Before KLR got married, a friend gave her a bit of advice. “Never do anything in the first year that you don’t want to be doing in 10 years from now.” 
(Full disclosure: this may not be the exact quote. The friend may have used different time frames. This is just what I recall the advice being. I know, a real writer would verify with the source. This, my friends, is the beauty of blogging). 

I had lunch today with a friend because he’s beginning to take on new responsibilities at work and was looking for some perspective. Sort of the “one thing to focus on” or “best tip you’ve heard”. We talked about a spectrum of topics, and it wasn’t until I returned to my desk that it struck me that KLR’s wedding advice was probably the best tidbit for anyone coming into a change of title. 

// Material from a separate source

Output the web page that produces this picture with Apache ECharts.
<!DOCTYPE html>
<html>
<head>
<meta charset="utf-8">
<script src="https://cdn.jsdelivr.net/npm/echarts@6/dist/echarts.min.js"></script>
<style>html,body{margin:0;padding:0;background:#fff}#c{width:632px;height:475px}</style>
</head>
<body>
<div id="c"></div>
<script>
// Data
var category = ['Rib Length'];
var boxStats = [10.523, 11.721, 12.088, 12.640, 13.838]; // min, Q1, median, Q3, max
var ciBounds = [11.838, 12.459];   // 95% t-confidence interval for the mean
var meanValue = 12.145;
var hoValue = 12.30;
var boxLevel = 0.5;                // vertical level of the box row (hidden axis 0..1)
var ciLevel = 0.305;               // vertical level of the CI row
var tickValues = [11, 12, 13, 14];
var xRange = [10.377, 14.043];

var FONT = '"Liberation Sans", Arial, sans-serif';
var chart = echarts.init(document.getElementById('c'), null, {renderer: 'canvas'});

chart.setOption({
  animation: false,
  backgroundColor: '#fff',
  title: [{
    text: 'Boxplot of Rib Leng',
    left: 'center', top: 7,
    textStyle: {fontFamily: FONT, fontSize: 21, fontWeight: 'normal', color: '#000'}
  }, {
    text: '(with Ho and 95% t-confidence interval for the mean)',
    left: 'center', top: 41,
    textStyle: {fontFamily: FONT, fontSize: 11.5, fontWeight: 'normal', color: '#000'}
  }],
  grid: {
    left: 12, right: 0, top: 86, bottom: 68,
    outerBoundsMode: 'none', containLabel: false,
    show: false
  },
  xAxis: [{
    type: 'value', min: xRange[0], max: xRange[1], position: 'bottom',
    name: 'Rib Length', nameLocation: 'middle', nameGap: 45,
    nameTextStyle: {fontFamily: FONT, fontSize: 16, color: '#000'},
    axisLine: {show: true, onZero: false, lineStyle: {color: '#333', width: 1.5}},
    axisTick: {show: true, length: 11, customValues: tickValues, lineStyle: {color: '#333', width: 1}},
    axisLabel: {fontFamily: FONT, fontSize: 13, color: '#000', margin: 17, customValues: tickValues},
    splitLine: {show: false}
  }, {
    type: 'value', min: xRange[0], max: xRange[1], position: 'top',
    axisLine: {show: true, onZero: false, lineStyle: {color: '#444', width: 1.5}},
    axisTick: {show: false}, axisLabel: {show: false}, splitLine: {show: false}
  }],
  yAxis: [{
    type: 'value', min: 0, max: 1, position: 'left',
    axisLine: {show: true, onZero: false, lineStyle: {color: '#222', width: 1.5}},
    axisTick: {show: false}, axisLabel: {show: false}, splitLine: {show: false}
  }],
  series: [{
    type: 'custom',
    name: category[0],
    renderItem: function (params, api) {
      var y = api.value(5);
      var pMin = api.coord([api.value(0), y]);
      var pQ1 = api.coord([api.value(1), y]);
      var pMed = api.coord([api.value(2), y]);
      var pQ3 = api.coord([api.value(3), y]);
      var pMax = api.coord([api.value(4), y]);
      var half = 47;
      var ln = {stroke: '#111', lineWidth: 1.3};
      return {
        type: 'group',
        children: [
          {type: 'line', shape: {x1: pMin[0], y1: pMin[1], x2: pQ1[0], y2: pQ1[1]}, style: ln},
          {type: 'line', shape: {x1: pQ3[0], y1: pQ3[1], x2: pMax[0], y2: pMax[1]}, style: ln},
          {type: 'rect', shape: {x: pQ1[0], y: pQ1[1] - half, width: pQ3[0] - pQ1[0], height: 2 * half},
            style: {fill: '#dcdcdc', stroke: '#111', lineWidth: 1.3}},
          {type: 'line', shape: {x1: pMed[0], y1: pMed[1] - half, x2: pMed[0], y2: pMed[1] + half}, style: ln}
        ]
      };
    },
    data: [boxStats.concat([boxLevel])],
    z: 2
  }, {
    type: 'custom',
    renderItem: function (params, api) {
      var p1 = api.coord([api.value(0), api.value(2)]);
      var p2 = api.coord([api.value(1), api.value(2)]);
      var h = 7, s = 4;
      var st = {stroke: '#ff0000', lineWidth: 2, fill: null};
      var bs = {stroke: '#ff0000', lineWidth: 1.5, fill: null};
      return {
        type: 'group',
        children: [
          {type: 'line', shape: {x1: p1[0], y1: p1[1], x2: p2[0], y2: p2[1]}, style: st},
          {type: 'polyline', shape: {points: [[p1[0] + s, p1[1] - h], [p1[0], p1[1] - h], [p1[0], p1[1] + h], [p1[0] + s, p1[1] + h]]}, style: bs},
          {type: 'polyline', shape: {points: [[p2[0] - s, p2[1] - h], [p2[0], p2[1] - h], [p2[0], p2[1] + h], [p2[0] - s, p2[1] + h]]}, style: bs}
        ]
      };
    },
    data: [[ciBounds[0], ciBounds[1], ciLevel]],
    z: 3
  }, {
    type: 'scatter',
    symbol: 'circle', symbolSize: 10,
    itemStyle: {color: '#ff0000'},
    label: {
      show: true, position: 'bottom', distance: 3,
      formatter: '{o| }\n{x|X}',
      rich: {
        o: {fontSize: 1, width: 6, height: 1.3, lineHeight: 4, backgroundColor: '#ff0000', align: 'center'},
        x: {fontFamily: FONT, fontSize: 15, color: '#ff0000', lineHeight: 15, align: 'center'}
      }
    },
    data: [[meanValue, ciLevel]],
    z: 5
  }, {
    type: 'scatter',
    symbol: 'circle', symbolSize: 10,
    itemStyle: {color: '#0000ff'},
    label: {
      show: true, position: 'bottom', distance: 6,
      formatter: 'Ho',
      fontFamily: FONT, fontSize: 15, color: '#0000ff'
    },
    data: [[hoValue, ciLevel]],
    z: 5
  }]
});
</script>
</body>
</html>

Now, I’m all for going “above and beyond” – both at work and to make Husband happy. I’m glad to do those little things that make a difference. But there’s something to be said for knowing when to give it full-throttle vs. having to live full throttle. Very few teams can full-court press for an entire game, let alone can a player do it solo. 
Something in our culture is robbing us from the enjoyment of a strong, simple pace. Doing good, reliable work on a consistent basis. We’re encouraged to sprint the entire race, even if we’re participating in a marathon (let’s see… can I fit another sports analogy into this post?). We have to be superstars in every facet of life, satisfied with nothing but the absolute best. Always.  

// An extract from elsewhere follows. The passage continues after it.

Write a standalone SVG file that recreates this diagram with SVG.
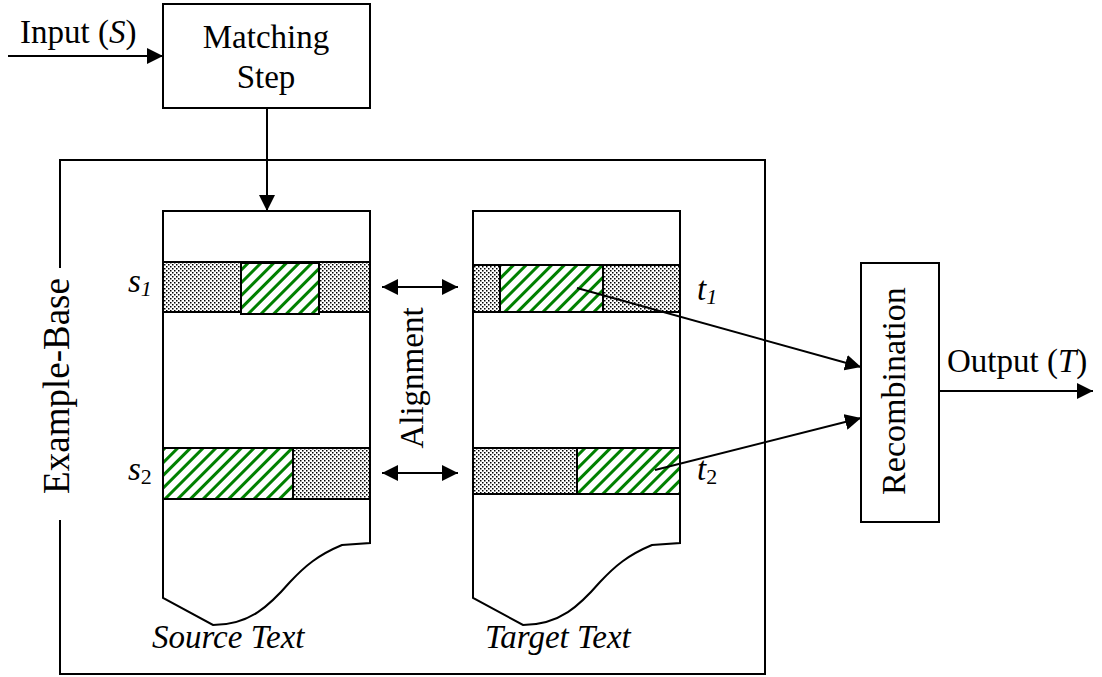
<svg xmlns="http://www.w3.org/2000/svg" width="1102" height="677" viewBox="0 0 1102 677">
<style>
text{font-family:"Liberation Serif","Times New Roman",serif;fill:#000;font-size:33px}
.it{font-style:italic}
.ln{fill:none;stroke:#000;stroke-width:2}
.box{fill:#fff;stroke:#000;stroke-width:2}
.dot{fill:url(#dots);stroke:#000;stroke-width:2}
.hat{fill:url(#hatch);stroke:#000;stroke-width:2}
</style>
<defs>
<pattern id="dots" width="4" height="4" patternUnits="userSpaceOnUse">
<rect width="4" height="4" fill="#fff"/>
<rect x="0" y="0" width="1.5" height="1.5" fill="#000"/>
<rect x="2" y="2" width="1.5" height="1.5" fill="#000"/>
</pattern>
<pattern id="hatch" width="9" height="9" patternUnits="userSpaceOnUse" patternTransform="rotate(45)">
<rect width="9" height="9" fill="#fff"/>
<rect x="0" y="0" width="3" height="9" fill="#008000"/>
</pattern>
<marker id="ah" markerWidth="16" markerHeight="16" viewBox="0 0 16 16" refX="16" refY="8" orient="auto-start-reverse" markerUnits="userSpaceOnUse">
<path d="M0,0 L16,8 L0,16 Z" fill="#000"/>
</marker>
</defs>

<g id="example-base">
<path class="ln" d="M60,268 V160 H765 V674 H60 V520"/>
<text transform="translate(69,386) rotate(-90)" text-anchor="middle" style="font-size:37px">Example-Base</text>
</g>

<g id="matching-step">
<rect class="box" x="163" y="4" width="207" height="104"/>
<text x="266" y="48" text-anchor="middle">Matching</text>
<text x="266" y="88" text-anchor="middle">Step</text>
</g>

<g id="source-text">
<path class="box" d="M163,211 H370 V543 L342,545 C318,555 305,566 290,582 C270,605 250,625 213,625 L163,598 Z"/>
<rect class="dot" x="163" y="262" width="207" height="50"/>
<rect class="hat" x="241" y="263" width="78" height="51"/>
<rect class="dot" x="163" y="448" width="207" height="51"/>
<rect class="hat" x="163" y="448" width="130" height="51"/>
<text class="it" x="152" y="648">Source Text</text>
<text class="it" x="128" y="292">s<tspan font-size="22" dy="4">1</tspan></text>
<text class="it" x="128" y="480">s<tspan font-size="22" dy="4" font-style="normal">2</tspan></text>
</g>

<g id="target-text">
<path class="box" d="M473,211 H680 V543 L652,545 C628,555 615,566 600,582 C580,605 560,625 523,625 L473,598 Z"/>
<rect class="dot" x="473" y="265" width="207" height="47"/>
<rect class="hat" x="500" y="265" width="103" height="47"/>
<rect class="dot" x="473" y="448" width="207" height="46"/>
<rect class="hat" x="577" y="448" width="103" height="46"/>
<text class="it" x="485" y="648">Target Text</text>
<text class="it" x="697" y="300">t<tspan font-size="22" dy="4">1</tspan></text>
<text class="it" x="697" y="480">t<tspan font-size="22" dy="4" font-style="normal">2</tspan></text>
</g>

<g id="alignment">
<text transform="translate(423,378) rotate(-90)" text-anchor="middle">Alignment</text>
</g>

<g id="recombination">
<rect class="box" x="861" y="263" width="78" height="259"/>
<text transform="translate(905,391) rotate(-90)" text-anchor="middle" style="font-size:34px">Recombination</text>
</g>

<g id="labels">
<text x="20" y="43">Input (<tspan class="it">S</tspan>)</text>
<text x="947" y="372">Output (<tspan class="it">T</tspan>)</text>
</g>

<g id="connectors">
<line class="ln" x1="8" y1="56" x2="163" y2="56" marker-end="url(#ah)"/>
<line class="ln" x1="267" y1="108" x2="267" y2="211" marker-end="url(#ah)"/>
<line class="ln" x1="382" y1="287" x2="458" y2="287" marker-start="url(#ah)" marker-end="url(#ah)"/>
<line class="ln" x1="382" y1="473" x2="458" y2="473" marker-start="url(#ah)" marker-end="url(#ah)"/>
<line class="ln" x1="577" y1="288" x2="861" y2="367" marker-end="url(#ah)"/>
<line class="ln" x1="655" y1="470" x2="861" y2="418" marker-end="url(#ah)"/>
<line class="ln" x1="939" y1="391" x2="1093" y2="391" marker-end="url(#ah)"/>
</g>
</svg>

Even the word mediocrity holds a negative undertone. I half-joke when I use it with friends at work because  the point isn’t how little work can I get away with? but rather, what pace and expectation do I want to set? I think we can do a superb job living up to the expectations and requirements of our roles of employee, wife, mother, sister, daughter and friend when the goal isn’t perfection but consistency. I think those who depend on us, deep down don’t expect perfection but our own obsession with it keeps us from appreciating the honest efforts and the steady results. 
I’d much rather have a simple meal from the grill 6 nights a week than a gourmet production once a month (look! Food, not sports this time!). So, perhaps we ought to start giving ourselves the freedom to sit down and enjoy the fruits of our  simple, consistent, albeit imperfect at times, efforts.